Canterbury: The School of Health Sciences at the University of Canterbury is
conducting ground-breaking research into a Renaissance
medico-pharmaceutical text that could hold invaluable recipes for
today’s health needs. In painstaking work PhD student Sandra Clair is unlocking a large, 400 year old Materia Medica, is a book of collected knowledge about medicinal plants that have
influenced Western herbal medicine. The book is the most comprehensive German language encyclopaedia on
plant medicine in the early modern era and reflects a quantified
approach to epidemiology and experimentally gained medical knowledge.
“The 16th century work was written over a period of 36
years at the peak of European plant-based medicine by German pharmacist,
physician and botanist Theodorus Jacobus Tabernaemontanus, who
systematically recorded the scholarship of physicians and local healers
from antiquity to the early modern era,” Clair says.
“He describes more than 3000 medicinal plants and their preparations
which represents a much larger therapeutic repertoire than in today’s
official international list of medicinal drugs. The author’s scientific
approach and systematic arrangement of plant monographs and its
comprehensive register of herbal therapeutics and ailments in 10
languages, allows a logical way to navigate the complex information.
“The work’s enduring clinical information is still relevant for
contemporary medical herbalism and inspired many modern drug
developments such as pain relieving morphine and honey wound dressings.
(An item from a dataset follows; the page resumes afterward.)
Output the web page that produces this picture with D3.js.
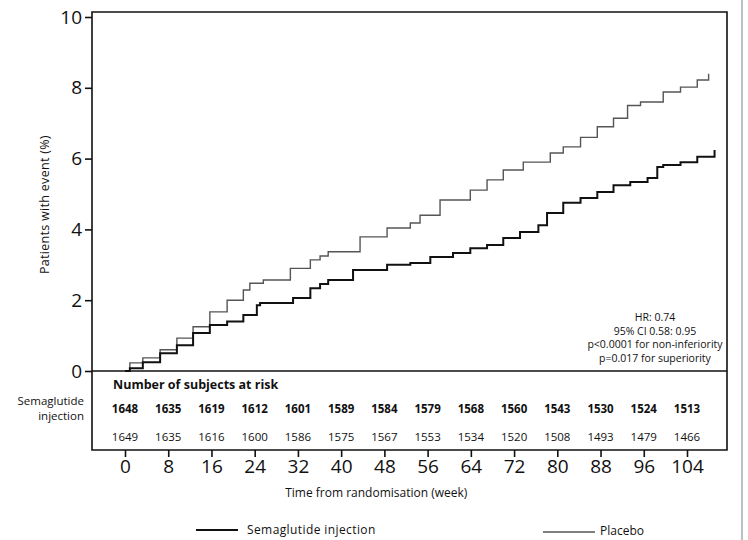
<!DOCTYPE html>
<html>
<head>
<meta charset="utf-8">
<script src="https://cdn.jsdelivr.net/npm/d3@7"></script>
<style>
  body { margin: 0; background: #fff; }
  text { font-family: "Open Sans", "Noto Sans", sans-serif; fill: #111; }
</style>
</head>
<body>
<div id="chart"></div>
<script>
// cumulative incidence (week, %)
const semaWeeks = [0, 0.9, 3.3, 6.5, 9.6, 12.6, 15.7, 18.9, 21.9, 24.4, 25.0, 29.3, 31.1, 34.3, 36.1, 37.6, 42.2, 48.5, 52.8, 56.5, 60.7, 63.9, 67.0, 70.0, 73.1, 76.5, 78.1, 81.1, 84.3, 87.4, 90.4, 93.5, 96.7, 98.5, 99.6, 102.8, 105.9, 109.1];
const semaPct = [0, 0.08, 0.25, 0.5, 0.73, 1.07, 1.3, 1.4, 1.58, 1.86, 1.92, 1.92, 2.06, 2.34, 2.46, 2.57, 2.85, 3.0, 3.05, 3.22, 3.33, 3.47, 3.56, 3.76, 3.93, 4.12, 4.46, 4.75, 4.89, 5.06, 5.25, 5.34, 5.45, 5.76, 5.82, 5.9, 6.05, 6.24];

const placeboWeeks = [0, 0.9, 3.3, 6.5, 9.6, 12.6, 15.7, 18.9, 21.9, 23.1, 25.6, 29.3, 30.6, 34.3, 36.1, 37.6, 43.5, 48.5, 52.8, 54.6, 58.3, 63.9, 67.0, 70.0, 73.7, 77.8, 78.7, 81.1, 84.3, 87.4, 90.4, 93.0, 95.4, 99.6, 102.8, 105.9, 108.0];
const placeboPct = [0, 0.23, 0.37, 0.6, 0.93, 1.25, 1.67, 2.0, 2.29, 2.48, 2.57, 2.57, 2.9, 3.14, 3.25, 3.37, 3.79, 4.04, 4.18, 4.4, 4.83, 5.11, 5.4, 5.68, 5.9, 5.9, 6.16, 6.33, 6.6, 6.9, 7.14, 7.5, 7.6, 7.88, 8.02, 8.22, 8.4];

const xTicks = [0, 8, 16, 24, 32, 40, 48, 56, 64, 72, 80, 88, 96, 104];
const yTicks = [0, 2, 4, 6, 8, 10];
const semaAtRisk = [1648, 1635, 1619, 1612, 1601, 1589, 1584, 1579, 1568, 1560, 1543, 1530, 1524, 1513];
const placeboAtRisk = [1649, 1635, 1616, 1600, 1586, 1575, 1567, 1553, 1534, 1520, 1508, 1493, 1479, 1466];
const statLines = ["HR: 0.74", "95% CI 0.58: 0.95", "p<0.0001 for non-inferiority", "p=0.017 for superiority"];

const width = 748, height = 540;
const boxLeft = 92, boxRight = 727, boxTop = 12, tableBottom = 450;

const x = d3.scaleLinear().domain([0, 104]).range([125, 687]);
const y = d3.scaleLinear().domain([0, 10]).range([371, 17]);

const svg = d3.select('#chart')
  .append('svg')
  .attr('width', width)
  .attr('height', height);

// frame: plot + at-risk table
svg.append('path')
  .attr('d', `M${boxLeft},${boxTop}H${boxRight}V${tableBottom}H${boxLeft}Z`)
  .attr('fill', 'none')
  .attr('stroke', '#111')
  .attr('stroke-width', 1.6);

svg.append('line')
  .attr('x1', boxLeft).attr('x2', boxRight)
  .attr('y1', y(0)).attr('y2', y(0))
  .attr('stroke', '#111')
  .attr('stroke-width', 1.6);

// scan edge
svg.append('line')
  .attr('x1', 742).attr('x2', 742)
  .attr('y1', 0).attr('y2', height)
  .attr('stroke', '#aaa')
  .attr('stroke-width', 1.5);

// y axis
const yAxis = svg.append('g')
  .attr('transform', `translate(${boxLeft},0)`)
  .call(d3.axisLeft(y).tickValues(yTicks).tickSize(7).tickPadding(3));
yAxis.select('.domain').remove();
yAxis.selectAll('line').attr('stroke', '#111').attr('stroke-width', 1.6);
yAxis.selectAll('text').style('font-size', '19px').attr('fill', '#111');

svg.append('text')
  .attr('transform', `translate(49,${y(4.7)}) rotate(-90)`)
  .attr('text-anchor', 'middle')
  .style('font-size', '12.5px')
  .style('letter-spacing', '0.3px')
  .text('Patients with event (%)');

// x axis below the table
const xAxis = svg.append('g')
  .attr('transform', `translate(0,${tableBottom})`)
  .call(d3.axisBottom(x).tickValues(xTicks).tickSize(7).tickPadding(3));
xAxis.select('.domain').remove();
xAxis.selectAll('line').attr('stroke', '#111').attr('stroke-width', 1.6);
xAxis.selectAll('text').style('font-size', '19px').attr('fill', '#111');

svg.append('text')
  .attr('x', x(46.5))
  .attr('y', 497)
  .attr('text-anchor', 'middle')
  .style('font-size', '12px')
  .text('Time from randomisation (week)');

// curves
const line = d3.line()
  .x(d => x(d[0]))
  .y(d => y(d[1]))
  .curve(d3.curveStepAfter);

svg.append('path')
  .datum(d3.zip(placeboWeeks, placeboPct))
  .attr('d', line)
  .attr('fill', 'none')
  .attr('stroke', '#555')
  .attr('stroke-width', 1.4);

svg.append('path')
  .datum(d3.zip(semaWeeks, semaPct))
  .attr('d', line)
  .attr('fill', 'none')
  .attr('stroke', '#111')
  .attr('stroke-width', 2);

// stats
svg.append('g')
  .selectAll('text')
  .data(statLines)
  .enter()
  .append('text')
  .attr('x', 655)
  .attr('y', (d, i) => 321 + i * 13.5)
  .attr('text-anchor', 'middle')
  .style('font-size', '10.5px')
  .text(d => d);

// at-risk table
svg.append('text')
  .attr('x', 113)
  .attr('y', 389)
  .style('font-size', '12.5px')
  .style('font-weight', 'bold')
  .text('Number of subjects at risk');

svg.append('text')
  .attr('x', 84)
  .attr('y', 405)
  .attr('text-anchor', 'end')
  .style('font-size', '11.5px')
  .text('Semaglutide');
svg.append('text')
  .attr('x', 84)
  .attr('y', 420)
  .attr('text-anchor', 'end')
  .style('font-size', '11.5px')
  .text('injection');

svg.append('g')
  .selectAll('text')
  .data(semaAtRisk)
  .enter()
  .append('text')
  .attr('x', (d, i) => x(xTicks[i]))
  .attr('y', 413)
  .attr('text-anchor', 'middle')
  .style('font-size', '11.5px')
  .style('font-weight', 'bold')
  .text(d => d);

svg.append('g')
  .selectAll('text')
  .data(placeboAtRisk)
  .enter()
  .append('text')
  .attr('x', (d, i) => x(xTicks[i]))
  .attr('y', 441)
  .attr('text-anchor', 'middle')
  .style('font-size', '11.5px')
  .attr('fill', '#333')
  .text(d => d);

// legend
svg.append('line')
  .attr('x1', 196).attr('x2', 238)
  .attr('y1', 530).attr('y2', 530)
  .attr('stroke', '#111')
  .attr('stroke-width', 2);
svg.append('text')
  .attr('x', 247)
  .attr('y', 534)
  .style('font-size', '12px')
  .style('letter-spacing', '0.4px')
  .text('Semaglutide injection');

svg.append('line')
  .attr('x1', 543).attr('x2', 595)
  .attr('y1', 532).attr('y2', 532)
  .attr('stroke', '#555')
  .attr('stroke-width', 1.4);
svg.append('text')
  .attr('x', 600)
  .attr('y', 535)
  .style('font-size', '12px')
  .text('Placebo');
</script>
</body>
</html>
“Despite the longevity of plant medicine since the dawn of mankind,
high use by patients for self-care, and their importance affirmed by the
current World Health Organisation’s Traditional Medicine Strategy
inquiry into the effectiveness of traditional plant applications is a
neglected area of medical research.
“Professionally trained herbal experts are necessary for an
interdisciplinary investigation of pre-modern medical text books so that
they can be understood for their clinical relevance. My research will
contribute to new insights and a platform for testing old recipes. It
will highlight historic indications of selected plants over several
centuries and further compare them with the latest biomedical research
in order to validate the rational of traditional practice.
“Using traditional medical knowledge for therapeutic use or a drug
discovery is a fruitful approach. The compounding of the antibiotic
substance Penicillin was first recorded by Benedictine monks in the
eighth century and the recent recreation of a thousand-year-old medieval
remedy for eye infections proved effective against the antibiotic
resistant superbug staph infections.
“I have identified a promising Renaissance recipe to treat open
injuries. It contains antimicrobial and nerve regenerating ingredients
and warrants further investigation. We are not exactly sure yet why the
ancient potion is so effective,” Clair says.